A UN Human Rights Council statement points out that detention should be the last resort. It calls for alternatives to detention to be considered for asylum-seeking individuals. The present bill would amend the immigration control law to create a new supervisory program, which would allow would-be deportees to live outside detention facilities under the supervision of their family members or others. The program would be run under the control of the Immigration Service Agency. A “supervisor” would be required to pay three million yen in guarantee money to the authorities. If an asylum-seeker has run away and the “supervisor” has failed to report it to the authorities, the supervisor will be penalized. Thus, the “supervisor” is required to shoulder heavier responsibilities and duties. We cannot expect a decline in detention cases under the “supervisory program.”

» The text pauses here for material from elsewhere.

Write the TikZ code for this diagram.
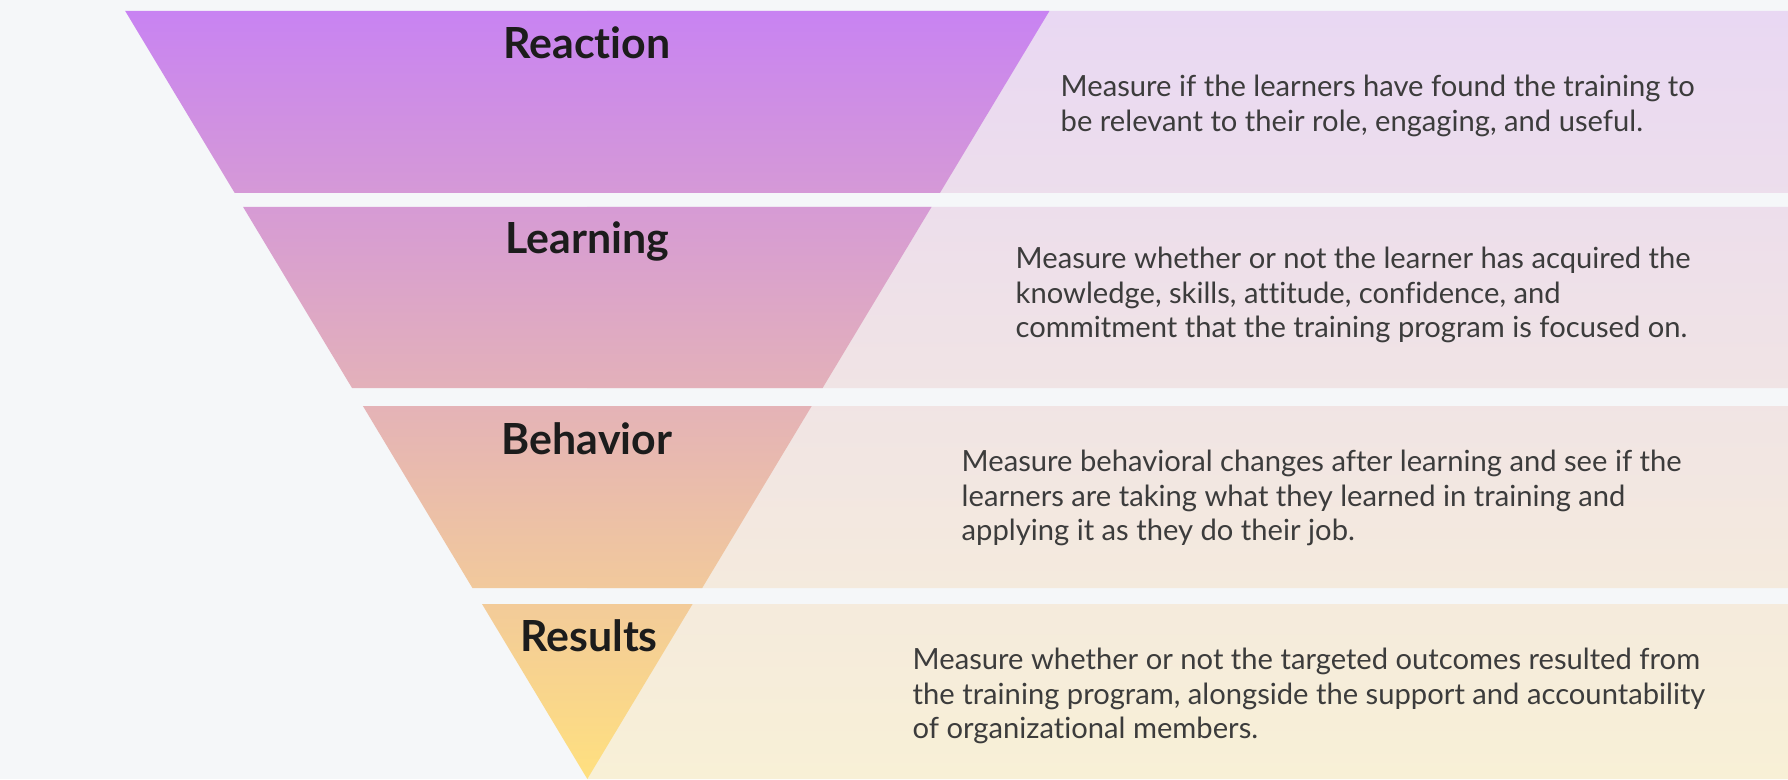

Applicants for refugee status have various reasons for being unable to return to their home countries. Some may face persecution due to political view. Some have had no choice but to flee from excessively long working hours or violence as technical intern trainees. Some are unable to return to their homes due to the status of their children or other family members. The authorities should respond to the problem by taking these people’s different situations into account.
The refugee recognition rate in Japan was held the lowest among the developed countries under the government of Prime Minister Abe Shinzo. In 2019, only 44 people were given refugee status. They were only 0.4 percent of the 10,000 asylum seekers. By contrast, Germany gave 53,973 people refugee status. If the Japanese government says it is aiming to create a “multi-cultural society” it should change policy to strengthen refugee protection.

In February, opposition parties, including the Constitutional Democratic Party, the Japanese Communist Party, the Democratic Party For the People, and the Social Democratic Party, jointly submitted to the House of Councilors a bill to protect refugee-related people and a bill to amend the immigration control law.

Zenroren demands that the government bill to amend the immigration control law be scrapped and that the immigration service be reformed to protect the human rights of asylum seekers.